Position Overview
We are seeking an ML Platform Engineer to design and scale machine learning infrastructure that powers advanced data-driven systems. This role focuses on building automated pipelines, optimizing distributed training environments, and ensuring that models move seamlessly from research to reliable, production-grade deployment.
Why This Role Matters
As organizations scale their use of AI, the bridge between experimentation and production becomes critical. The ML Platform Engineer ensures that machine learning models are trained efficiently, deployed reliably, and monitored continuously — turning innovation into measurable impact. This role directly contributes to faster iteration, lower operational costs, and higher-performing models in real-world environments.
About the Role
You will collaborate with data scientists, machine learning engineers, and infrastructure teams to build the backbone of scalable AI systems. This includes designing ML pipelines, automating workflows, managing large-scale data processing, and optimizing compute resources. The role combines software engineering expertise with deep understanding of machine learning systems and MLOps practices.
Key Responsibilities
- Design and maintain end-to-end machine learning pipelines for data ingestion, training, evaluation, and deployment.

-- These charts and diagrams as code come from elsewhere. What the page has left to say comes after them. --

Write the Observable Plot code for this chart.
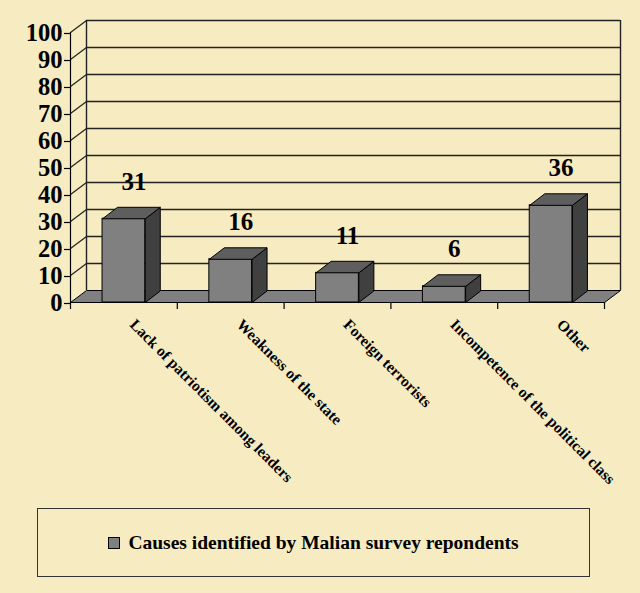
<!DOCTYPE html>
<html>
<head>
<meta charset="utf-8">
<script src="https://cdn.jsdelivr.net/npm/d3@7"></script>
<script src="https://cdn.jsdelivr.net/npm/@observablehq/plot@0.6"></script>
<style>
  html, body { margin: 0; padding: 0; background: #F7EBC1; width: 640px; height: 593px; overflow: hidden; }
  #chart { position: absolute; left: 0; top: 0; }
  #legend {
    position: absolute; left: 37px; top: 508px; width: 551px; height: 67px;
    border: 1.5px solid #333; display: flex; align-items: center; justify-content: center;
    font-family: "Liberation Serif", "Times New Roman", serif; font-weight: bold; font-size: 19.5px; color: #000;
  }
  #legend .sw { width: 10px; height: 10px; background: #808080; border: 1px solid #000; margin-right: 8px; }
</style>
</head>
<body>
<div id="chart"></div>
<div id="legend"><span class="sw"></span><span id="legend-text"></span></div>
<script>
// ---- data ----
const categories = [
  "Lack of patriotism among leaders",
  "Weakness of the state",
  "Foreign terrorists",
  "Incompetence of the political class",
  "Other"
];
const values = [31, 16, 11, 6, 36];
const yTicks = [0, 10, 20, 30, 40, 50, 60, 70, 80, 90, 100];
const seriesName = "Causes identified by Malian survey repondents";

// ---- layout ----
const W = 640, H = 500, mL = 70, mR = 36, mT = 32, mB = 198;
const n = categories.length;
const pxX = (W - mL - mR) / n;     // pixels per x unit
const pxY = (H - mT - mB) / 100;   // pixels per y unit
const DX = 16 / pxX, DY = 12 / pxY; // wall depth in data units
const BX = 15 / pxX, BY = 11.5 / pxY; // bar depth
const bw = 0.4;

const bars = values.map((v, i) => ({i, v, c: i + 0.5, l: i + 0.5 - bw / 2, r: i + 0.5 + bw / 2, name: categories[i]}));

const sidePts = bars.flatMap(b => [
  {z: b.i, x: b.r, y: 0}, {z: b.i, x: b.r, y: b.v}, {z: b.i, x: b.r + BX, y: b.v + BY},
  {z: b.i, x: b.r + BX, y: BY}, {z: b.i, x: b.r, y: 0}
]);
const topPts = bars.flatMap(b => [
  {z: b.i, x: b.l, y: b.v}, {z: b.i, x: b.r, y: b.v}, {z: b.i, x: b.r + BX, y: b.v + BY},
  {z: b.i, x: b.l + BX, y: b.v + BY}, {z: b.i, x: b.l, y: b.v}
]);
const floorPts = [
  {x: 0, y: 0}, {x: n, y: 0}, {x: n + DX, y: DY}, {x: DX, y: DY}, {x: 0, y: 0}
];
const gridLinks = yTicks.filter(t => t > 0);

const lineColor = "#222";

const chart = Plot.plot({
  width: W, height: H,
  marginLeft: mL, marginRight: mR, marginTop: mT, marginBottom: mB,
  style: {background: "transparent", fontFamily: "Liberation Serif, Times New Roman, serif", color: "#000", overflow: "visible"},
  x: {type: "linear", domain: [0, n]},
  y: {type: "linear", domain: [0, 100]},
  marks: [
    // back wall gridlines
    Plot.ruleY(gridLinks, {y: d => d + DY, x1: DX, x2: n + DX, stroke: lineColor, strokeWidth: 1.4}),
    // left wall diagonal connectors
    Plot.link(gridLinks, {x1: 0, y1: d => d, x2: DX, y2: d => d + DY, stroke: lineColor, strokeWidth: 1.2}),
    // back wall verticals
    Plot.ruleX([DX, n + DX], {x: d => d, y1: DY, y2: 100 + DY, stroke: lineColor, strokeWidth: 1.4}),
    // floor
    Plot.line(floorPts, {x: "x", y: "y", fill: "#808080", stroke: "#000", strokeWidth: 1}),
    // front y axis line
    Plot.ruleX([0], {y1: 0, y2: 100, stroke: "#000", strokeWidth: 1.2}),
    Plot.axisY({ticks: yTicks, tickSize: 6, tickPadding: 2, fontSize: 24.5, fontWeight: "bold", label: null, stroke: "#000", strokeWidth: 1.2, dy: 1}),
    Plot.axisX({ticks: d3.range(n + 1), tickSize: 7, tickFormat: () => "", label: null, stroke: "#000", strokeWidth: 1.2}),
    // bars: front, side, top
    Plot.rectY(bars, {x1: "l", x2: "r", y1: 0, y2: "v", fill: "#808080", stroke: "#000", strokeWidth: 1, inset: 0}),
    Plot.line(sidePts, {x: "x", y: "y", z: "z", fill: "#404040", stroke: "#000", strokeWidth: 1}),
    Plot.line(topPts, {x: "x", y: "y", z: "z", fill: "#5e5e5e", stroke: "#000", strokeWidth: 1}),
    // value labels
    Plot.text(bars, {x: "c", y: "v", text: d => String(d.v), dx: 10, dy: -37, fontSize: 25, fontWeight: "bold", fill: "#000"}),
    // category labels
    Plot.text(bars, {x: "c", y: 0, text: "name", rotate: 45, textAnchor: "start", lineAnchor: "bottom", dx: 5, dy: 23, fontSize: 15.5, fontWeight: "bold", fill: "#000"})
  ]
});
document.getElementById("chart").appendChild(chart);
document.getElementById("legend-text").textContent = seriesName;
</script>
</body>
</html>
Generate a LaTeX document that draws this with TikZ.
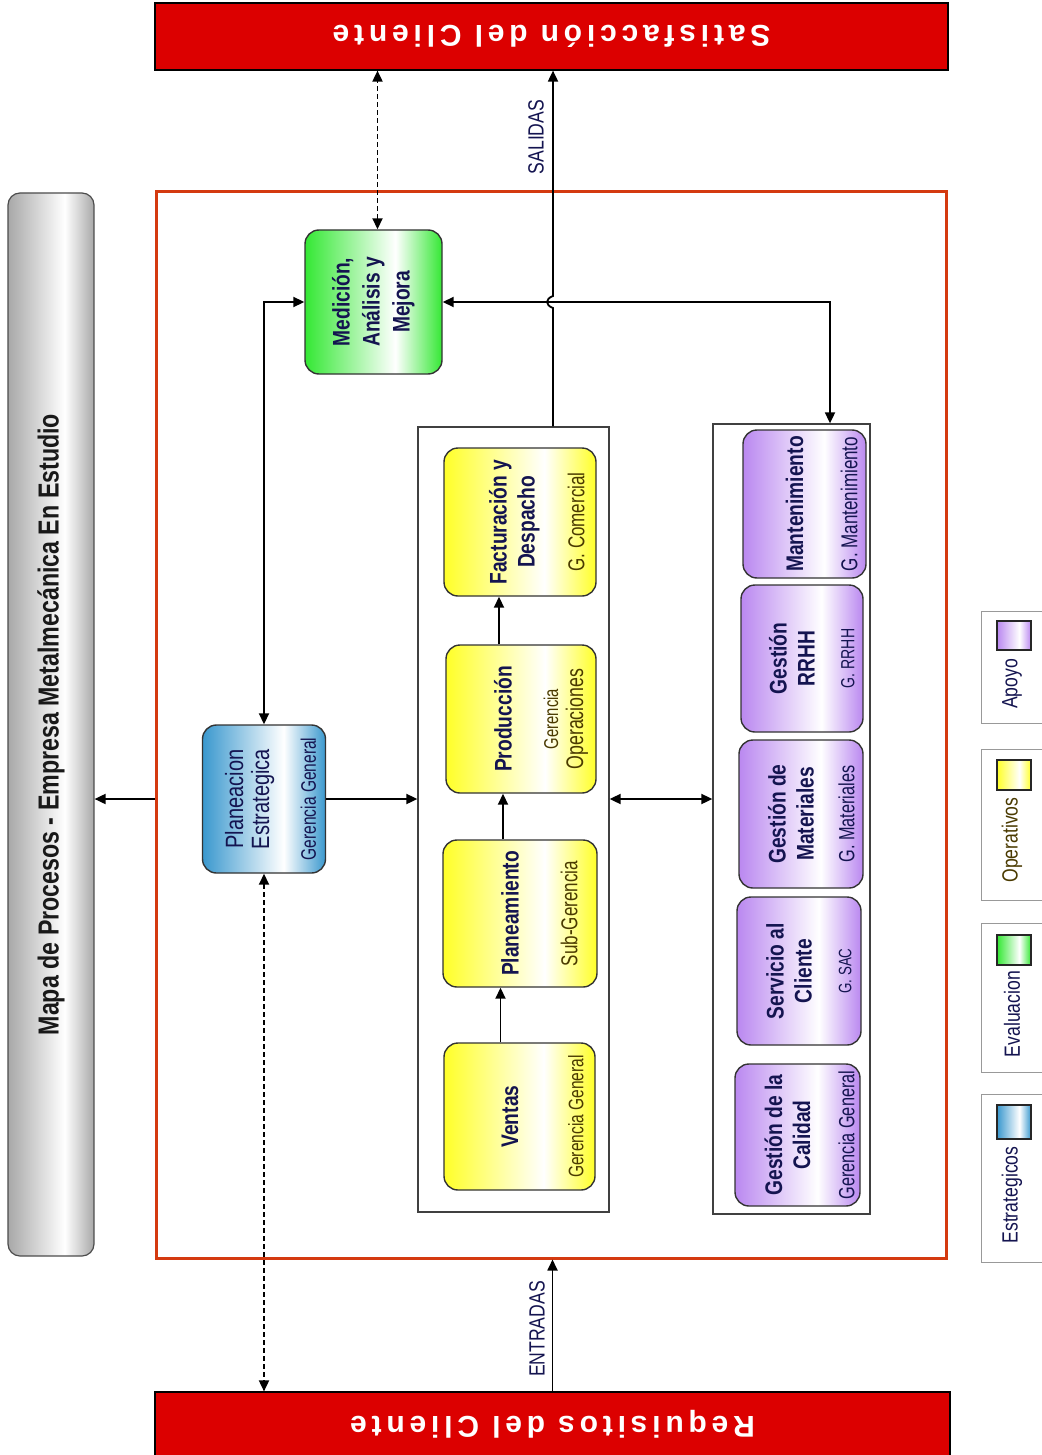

- Develop reusable frameworks and tooling to accelerate experimentation and model delivery.
- Collaborate with ML teams to optimize infrastructure for performance, cost, and scalability.
- Implement automation for model retraining, monitoring, and lifecycle management.
- Manage distributed computing environments using frameworks like Spark, Flink, and Kafka.
- Ensure reproducibility, governance, and traceability across all ML workflows.
- Contribute to cloud infrastructure optimization using AWS, GCP, or Azure.
- Establish best practices for CI/CD, MLOps, and model versioning.
Minimum Qualifications
- 3+ years of experience designing or supporting ML pipelines and infrastructure.
- Strong proficiency with Python and one or more compiled languages (Java, Scala, or C++).
- Hands-on experience with data processing frameworks (Kafka, Spark, Flink).
- Solid understanding of cloud-based architectures and distributed systems.
- Experience with machine learning frameworks such as TensorFlow, PyTorch, or Scikit-learn.
- Familiarity with MLOps tools (MLflow, Kubeflow, SageMaker, Vertex AI).
- Strong debugging and problem-solving skills with a focus on automation.
- Effective communicator with ability to bridge data science and engineering teams.
Preferred Qualifications
- 5+ years of experience in production-scale ML systems or platform engineering.
- Advanced degree (MS or PhD) in Computer Science, Machine Learning, or a related field.
- Prior experience in ad tech, personalization, or recommendation systems.
- Experience building cloud-native ML platforms and infrastructure-as-code pipelines.
- Exposure to LLMs, reinforcement learning, or real-time inference systems.
- Results-oriented and comfortable in fast-paced, collaborative environments.